Близко к копытам дорогу перебегает черная дворняга. Упряжка сворачивает влево, открывая вид на дорогу и показывая одноногого мужчину в черной куртке. Он быстро и ловко передвигается на костылях, словно никогда и не знал, что такое иметь вторую ногу.

– Я – фашист… Я – фашист? Я? Фашист? – повторяет он, сворачивая к двухэтажной школе, из чистых окон которой смотрят белоснежные занавески. Останавливается у крыльца, тяжело навалившись подмышками на костыли. Его трехногая тень падает на солнечную землю.

– Фашисты – це олигархи при владе, це – зло. Вот чему детей мы учим, и вот як надо их учить, – он поднимается по ступенькам. – Я – учитель истории. Бандера народился в двадцати километрах отсюда. Летня – самое бандеровское село, дальше некуда. Но я – не фашист, – он качает головой в черной кепке. Из-под ее козырька на вспотевший лоб выбивается черная челка. Над губой учителя истории Богдана – полоска черных усов.

Так же ловко – ставя на ступень металлический костыль и подтягивая за ним ногу – Богдан поднимается на второй этаж. В пролете на стене висит лист ватмана, на котором чернилами нарисована голова Тараса Шевченко в каракулевых папахе и воротнике. Из-под белых усов смотрят рисованные гроздья черного винограда. Под портретом четверостишье, выведенное аккуратной рукой – «У на оновленiй землi, врага не буде, супостата. А буде син i буде мати, У будуть люди на землi». Лестница выводит к стене, у которой раскатан отрез красной синтетической дорожки, на той горят четыре поминальные свечи, по бокам стоят вазы с лилиями. На стене – фотография мужчины, схваченная черной лентой. Под ней – плакат с желто-голубыми словами: «Вони загинули за нас».

– Это брат моей жены, – говорит Богдан. – Он – герой. Погиб на Майдане – пуля в голову. Звали Богданом. Заходь-заходь, – открывает передо мной двери класса.

Учительский стол покрыт скатертью с вышитыми цветочками. В углу – кафельная высокая печь. Ученики сидят за партами и стоят у доски. Последний урок только что закончился.

– Это мой седьмой класс, – говорит Богдан. – Я их классный руководитель. Сегодня на уроке истории мы проходили Петра Першего. Что мы еще проходили? – обращается он к ученикам.

– Битву под Полтавой, – отвечают те. – Як она була, як она закiнчилася. Як Петр Перший победил.

– А еще кого из русских правителей вы знаете?

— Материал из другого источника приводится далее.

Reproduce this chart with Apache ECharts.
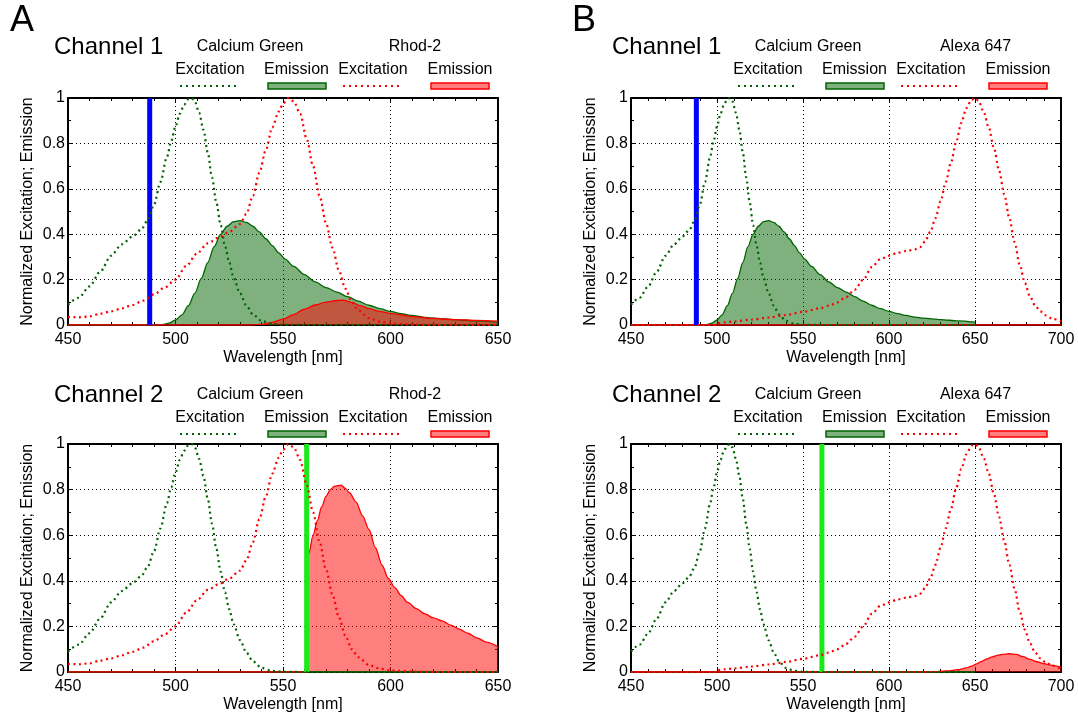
<!DOCTYPE html>
<html>
<head>
<meta charset="utf-8">
<script src="https://cdn.jsdelivr.net/npm/echarts@6/dist/echarts.min.js"></script>
<style>
html,body{margin:0;padding:0;background:#fff;}
#chart{width:1078px;height:727px;}
</style>
</head>
<body>
<div id="chart"></div>
<script>
// ---------------- data (wavelength [nm], normalized value) ----------------
const cgEx = [[450,0.09],[455,0.12],[460,0.17],[465,0.235],[470,0.305],[475,0.355],[480,0.39],[484,0.42],[487,0.46],[490,0.53],[493,0.63],[496,0.74],[498,0.81],[500,0.875],[502,0.93],[504,0.97],[506,0.995],[507.5,1.0],[509,0.985],[511,0.935],[513,0.86],[515,0.76],[517,0.65],[519,0.54],[521,0.44],[523,0.35],[525,0.275],[527,0.21],[530,0.14],[533,0.085],[536,0.047],[540,0.018],[545,0.005],[550,0.001],[560,0],[600,0],[650,0]];
const cgEm = [[450,0],[490,0],[494,0.002],[497,0.008],[500,0.022],[503,0.045],[506,0.085],[509,0.14],[512,0.205],[515,0.275],[518,0.345],[521,0.4],[524,0.435],[527,0.455],[530,0.46],[533,0.452],[536,0.435],[539,0.41],[542,0.38],[545,0.35],[548,0.318],[551,0.29],[555,0.258],[560,0.222],[565,0.19],[570,0.165],[575,0.145],[580,0.125],[585,0.105],[590,0.087],[595,0.072],[600,0.06],[605,0.05],[610,0.042],[615,0.035],[620,0.03],[630,0.024],[640,0.018],[650,0.013]];
const cgEmCh2 = [[450,0],[650,0]];
const rhodEx = [[450,0.035],[455,0.034],[460,0.038],[465,0.05],[470,0.06],[475,0.073],[480,0.088],[485,0.107],[490,0.135],[495,0.165],[500,0.2],[505,0.26],[510,0.315],[515,0.36],[520,0.385],[525,0.41],[530,0.445],[533,0.49],[536,0.57],[539,0.67],[542,0.77],[545,0.87],[548,0.94],[550,0.975],[552.5,1.0],[555,0.985],[558,0.93],[561,0.82],[564,0.7],[567,0.57],[570,0.45],[573,0.34],[576,0.24],[579,0.16],[582,0.1],[585,0.065],[590,0.03],[595,0.015],[600,0.007],[610,0.002],[620,0],[650,0]];
const rhodEmCh1 = [[450,0],[535,0],[540,0.003],[545,0.012],[550,0.026],[555,0.046],[560,0.07],[565,0.088],[570,0.101],[575,0.108],[578,0.109],[582,0.1],[586,0.085],[590,0.072],[595,0.06],[600,0.051],[605,0.044],[610,0.037],[620,0.029],[630,0.024],[640,0.02],[650,0.017]];
const rhodEmCh2 = [[450,0],[560.6,0],[561,0.45],[562,0.52],[564,0.6],[566,0.665],[568,0.725],[570,0.77],[572,0.8],[574,0.815],[577,0.82],[579,0.805],[581,0.785],[584,0.745],[587,0.685],[590,0.625],[593,0.545],[596,0.47],[599,0.41],[602,0.37],[605,0.335],[608,0.305],[612,0.278],[616,0.255],[620,0.237],[624,0.224],[628,0.206],[632,0.188],[636,0.17],[640,0.15],[645,0.13],[650,0.11]];
const alexaEx = [[450,0],[470,0],[490,0],[499,0],[500,0.008],[505,0.012],[510,0.016],[520,0.024],[530,0.033],[540,0.044],[550,0.058],[560,0.074],[565,0.085],[570,0.1],[575,0.123],[580,0.155],[585,0.2],[590,0.255],[595,0.29],[600,0.305],[605,0.318],[610,0.326],[615,0.333],[618,0.343],[621,0.368],[624,0.41],[627,0.47],[630,0.545],[633,0.63],[636,0.715],[639,0.805],[642,0.89],[645,0.955],[648,0.993],[650,1.0],[652,0.988],[655,0.94],[658,0.87],[661,0.78],[664,0.68],[667,0.575],[670,0.47],[673,0.365],[676,0.265],[679,0.185],[682,0.125],[685,0.085],[688,0.06],[691,0.043],[695,0.028],[700,0.015]];
const alexaEmCh1 = [[450,0],[700,0]];
const alexaEmCh2 = [[450,0],[620,0],[628,0.002],[634,0.005],[640,0.01],[645,0.018],[648,0.026],[651,0.036],[654,0.047],[657,0.058],[660,0.066],[663,0.073],[666,0.077],[670,0.08],[674,0.077],[678,0.067],[682,0.055],[686,0.045],[690,0.037],[694,0.03],[700,0.02]];
const laserBlue = [[488,0],[488,1]];
const laserGreen = [[561,0],[561,1]];
const xRangeA = [450, 650];
const xRangeB = [450, 700];
const panelLetters = ['A', 'B'];
const channelNames = ['Channel 1', 'Channel 2'];
const dyeNamesA = ['Calcium Green', 'Rhod-2'];
const dyeNamesB = ['Calcium Green', 'Alexa 647'];
const legendLabels = ['Excitation', 'Emission', 'Excitation', 'Emission'];
const xTitle = 'Wavelength [nm]';
const yTitle = 'Normalized Excitation; Emission';

// ---------------- styling / layout ----------------
const FONT = "'Liberation Sans', Arial, Helvetica, sans-serif";
const FS = 16;
const GREEN = '#006400';
const RED = '#ff0000';
const GREEN_FILL = 'rgba(0,100,0,0.5)';
const RED_FILL = 'rgba(255,0,0,0.5)';
const grids = [
  {left: 68, top: 98, width: 430, height: 227},
  {left: 631, top: 98, width: 430, height: 227},
  {left: 68, top: 444, width: 430, height: 228},
  {left: 631, top: 444, width: 430, height: 228}
];
const gridRanges = [xRangeA, xRangeB, xRangeA, xRangeB];

const xAxes = [], yAxes = [];
gridRanges.forEach((r, gi) => {
  const tickCommon = {show: true, inside: true, length: 5, lineStyle: {color: '#000', width: 1}};
  const minorCommon = {show: true, splitNumber: 5, length: 3, lineStyle: {color: '#000', width: 1}};
  xAxes.push({
    type: 'value', gridIndex: gi, min: r[0], max: r[1], interval: 50, position: 'bottom',
    axisLine: {show: true, onZero: false, lineStyle: {color: '#000', width: 2}},
    axisTick: tickCommon, minorTick: minorCommon,
    axisLabel: {color: '#000', fontSize: FS, fontFamily: FONT, margin: 7},
    splitLine: {show: true, lineStyle: {color: '#000', width: 1, type: [1, 3]}},
    name: xTitle, nameLocation: 'middle', nameGap: 25,
    nameTextStyle: {color: '#000', fontSize: FS, fontFamily: FONT}
  });
  xAxes.push({
    type: 'value', gridIndex: gi, min: r[0], max: r[1], interval: 50, position: 'top',
    axisLine: {show: true, onZero: false, lineStyle: {color: '#000', width: 2}},
    axisTick: tickCommon, minorTick: minorCommon,
    axisLabel: {show: false}, splitLine: {show: false}
  });
  yAxes.push({
    type: 'value', gridIndex: gi, min: 0, max: 1, interval: 0.2, position: 'left',
    axisLine: {show: true, onZero: false, lineStyle: {color: '#000', width: 2}},
    axisTick: tickCommon, minorTick: {show: true, splitNumber: 2, length: 3, lineStyle: {color: '#000', width: 1}},
    axisLabel: {color: '#000', fontSize: FS, fontFamily: FONT, margin: 3},
    splitLine: {show: true, lineStyle: {color: '#000', width: 1, type: [1, 3]}},
    name: yTitle, nameLocation: 'middle', nameGap: 32, nameRotate: 90,
    nameTextStyle: {color: '#000', fontSize: FS, fontFamily: FONT}
  });
  yAxes.push({
    type: 'value', gridIndex: gi, min: 0, max: 1, interval: 0.2, position: 'right',
    axisLine: {show: true, onZero: false, lineStyle: {color: '#000', width: 2}},
    axisTick: tickCommon, minorTick: {show: true, splitNumber: 2, length: 3, lineStyle: {color: '#000', width: 1}},
    axisLabel: {show: false}, splitLine: {show: false}
  });
});

function fill(gi, data, line, area) {
  return {type: 'line', xAxisIndex: 2 * gi, yAxisIndex: 2 * gi, data: data, symbol: 'none',
    smooth: 0.3, smoothMonotone: 'x', silent: true,
    lineStyle: {color: line, width: 1.3}, areaStyle: {color: area, opacity: 1}};
}
function dotted(gi, data, color) {
  return {type: 'line', xAxisIndex: 2 * gi, yAxisIndex: 2 * gi, data: data, symbol: 'none',
    smooth: 0.3, smoothMonotone: 'x', silent: true,
    lineStyle: {color: color, width: 2.2, type: [2, 3.5]}};
}
function laser(gi, data, color) {
  return {type: 'line', xAxisIndex: 2 * gi, yAxisIndex: 2 * gi, data: data, symbol: 'none', silent: true,
    lineStyle: {color: color, width: 5}};
}

const series = [
  // A, channel 1
  fill(0, cgEm, GREEN, GREEN_FILL), fill(0, rhodEmCh1, RED, RED_FILL),
  laser(0, laserBlue, '#0000ff'), dotted(0, cgEx, GREEN), dotted(0, rhodEx, RED),
  // B, channel 1
  fill(1, cgEm, GREEN, GREEN_FILL), fill(1, alexaEmCh1, RED, RED_FILL),
  laser(1, laserBlue, '#0000ff'), dotted(1, cgEx, GREEN), dotted(1, alexaEx, RED),
  // A, channel 2
  fill(2, cgEmCh2, GREEN, GREEN_FILL), fill(2, rhodEmCh2, RED, RED_FILL),
  laser(2, laserGreen, '#1aea1a'), dotted(2, cgEx, GREEN), dotted(2, rhodEx, RED),
  // B, channel 2
  fill(3, cgEmCh2, GREEN, GREEN_FILL), fill(3, alexaEmCh2, RED, RED_FILL),
  laser(3, laserGreen, '#1aea1a'), dotted(3, cgEx, GREEN), dotted(3, alexaEx, RED)
];

// ---------------- headers / legends ----------------
const graphics = [];
function txt(text, x, y, size, align) {
  graphics.push({type: 'text', silent: true, style: {text: text, x: x, y: y, fill: '#000',
    font: size + 'px ' + FONT, align: align || 'center', verticalAlign: 'middle'}});
}
function header(dx, y0, channel, dyes) {
  txt(channel, 54 + dx, y0, 24, 'left');
  txt(dyes[0], 250 + dx, y0, FS);
  txt(dyes[1], 415 + dx + (dx ? 2.5 : 0), y0, FS);
  const yl = y0 + 23, ys = y0 + 39;
  txt(legendLabels[0], 210 + dx, yl, FS);
  txt(legendLabels[1], 296.5 + dx, yl, FS);
  txt(legendLabels[2], 373 + dx, yl, FS);
  txt(legendLabels[3], 460 + dx, yl, FS);
  graphics.push({type: 'line', silent: true, shape: {x1: 180 + dx, y1: ys, x2: 238 + dx, y2: ys},
    style: {stroke: GREEN, lineWidth: 2, lineDash: [2, 4]}});
  graphics.push({type: 'rect', silent: true, shape: {x: 268 + dx, y: ys - 3, width: 58, height: 6},
    style: {fill: GREEN_FILL, stroke: GREEN, lineWidth: 1.5}});
  graphics.push({type: 'line', silent: true, shape: {x1: 343 + dx, y1: ys, x2: 401 + dx, y2: ys},
    style: {stroke: RED, lineWidth: 2, lineDash: [2, 4]}});
  graphics.push({type: 'rect', silent: true, shape: {x: 431 + dx, y: ys - 3, width: 58, height: 6},
    style: {fill: RED_FILL, stroke: RED, lineWidth: 1.5}});
}
txt(panelLetters[0], 22, 21, 36);
txt(panelLetters[1], 584, 21, 36);
header(0, 47, channelNames[0], dyeNamesA);
header(0, 395, channelNames[1], dyeNamesA);
header(558, 47, channelNames[0], dyeNamesB);
header(558, 395, channelNames[1], dyeNamesB);

const chart = echarts.init(document.getElementById('chart'), null, {renderer: 'canvas'});
chart.setOption({
  animation: false,
  backgroundColor: '#fff',
  textStyle: {fontFamily: FONT},
  grid: grids.map(g => Object.assign({containLabel: false}, g)),
  xAxis: xAxes,
  yAxis: yAxes,
  series: series,
  graphic: {elements: graphics}
});
</script>
</body>
</html>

– Путина… – отвечают семиклассницы, прячась за печку.

– Чего вы стесняетесь? – спрашивает Богдан. – Расскажите, как вы к Путину относитесь?

– Да ни як, – смеясь и не выглядывая из-за печки, отвечают они.

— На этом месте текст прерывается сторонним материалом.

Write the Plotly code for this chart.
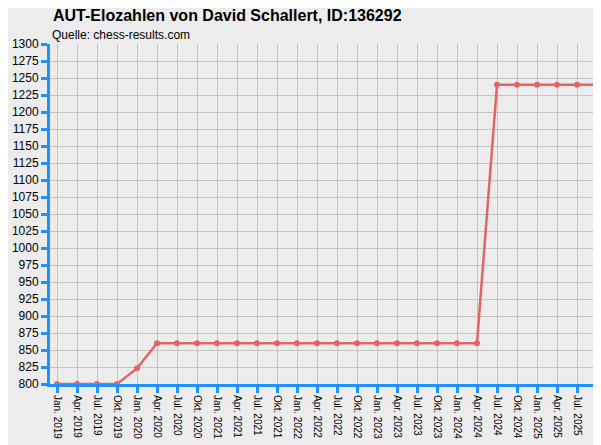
import plotly.graph_objects as go

months = ['Jan.', 'Apr.', 'Jul.', 'Okt.']
dates = [m + ' ' + str(y) for y in range(2019, 2026) for m in months]
elo = [800, 800, 800, 800, 823,
       860, 860, 860, 860, 860, 860, 860, 860, 860, 860, 860, 860, 860, 860, 860, 860, 860,
       1240, 1240, 1240, 1240, 1240, 1240]
y_ticks = list(range(800, 1301, 25))

fig = go.Figure(go.Scatter(
    x=list(range(len(dates))), y=elo, mode='lines+markers',
    line=dict(color='#e06666', width=2.5),
    marker=dict(color='#e06666', size=6)))

fig.update_layout(
    width=601, height=445,
    paper_bgcolor='#ececec', plot_bgcolor='#ececec',
    margin=dict(l=42, r=5, t=36, b=69, autoexpand=False),
    showlegend=False,
    font=dict(family='Liberation Sans, Arial', color='black', size=12),
    title=dict(text='<b>AUT-Elozahlen von David Schallert, ID:136292</b>',
               xref='container', yref='container',
               x=45 / 601, xanchor='left', y=0.995, yanchor='top', font=dict(size=16)),
    annotations=[dict(text='Quelle: chess-results.com', xref='paper', yref='paper',
                      x=0.0, y=1.0, xanchor='left', yanchor='bottom',
                      showarrow=False, font=dict(size=12))])

fig.update_xaxes(
    tickmode='array', tickvals=list(range(len(dates))), ticktext=dates,
    range=[-0.35, len(dates) - 0.65], tickangle=90, tickfont=dict(size=10),
    showgrid=True, gridcolor='#c4c4c4', gridwidth=1, automargin=False,
    showline=True, linecolor='#1e90ff', linewidth=3,
    ticks='outside', tickcolor='#1e90ff', ticklen=6, tickwidth=3, zeroline=False)
fig.update_yaxes(
    tickmode='array', tickvals=y_ticks, range=[800, 1300],
    showgrid=True, gridcolor='#c4c4c4', gridwidth=1, automargin=False,
    showline=True, linecolor='#1e90ff', linewidth=3,
    ticks='outside', tickcolor='#1e90ff', ticklen=6, tickwidth=3, zeroline=False)

fig.write_html('out.html')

– Он – президент России, – говорит мальчик, сидящий за партой. – Плохой. Неправду говорит.

– А к России как относитесь? – спрашиваю я.

– Вы ненавидите Россию? – утяжеляет вопрос учитель.

– Да не, – отвечают ученики. – Зачем?

– Так они еще маленькие, чтоб политикой интересоваться, – говорит он. – Они в основном музыку слушают. Какую? – обращается с новым вопросом к ученикам. – Ра-сий-с‑ка-ю, – сам отвечает за них.

Выйдя из школы, Богдан идет в ту сторону, куда полчаса назад свернули лошадки. В весенней траве на обочине копошатся белые куры с ярко-красными гребешками. По левую сторону – дома: в один или два этажа.

– Я – фашист? Я? Фашист? – снова спрашивает себя он, и так доходит до стелы, стоящей на постаменте, а у ее подножия лежит плита с выгравированными фамилиями. В верхушке стелы – каменный венок. Ниже – надпись: «Вечная слава героям».

– А если я – фашист, почему у меня в селе стоит памятник советским воинам? – спрашивает Богдан. – Мой прадед – Герой Советского Союза, – растягивает он слова, от чего кажется, что это легкий ветерок, гуляющий в ветвях граба, утягивает их из его рта. – Его в сорок четвертом призвали, ему было девятнадцать лет. А тех, кто не хотел, сразу в бандеровцы записывали. Через две недели они уже были в бою, и половина из них была уничтожена. – Он направляет костыли в проход оградки, окружающей стелу. Карабкается ближе к плите. – Хамандяк В.П. – тысяча девятьсот первый – тысяча девятьсот сорок третий, – читает он. – Хамандяки – это мои родичи. Старшей сестры муж – из Хамандяков.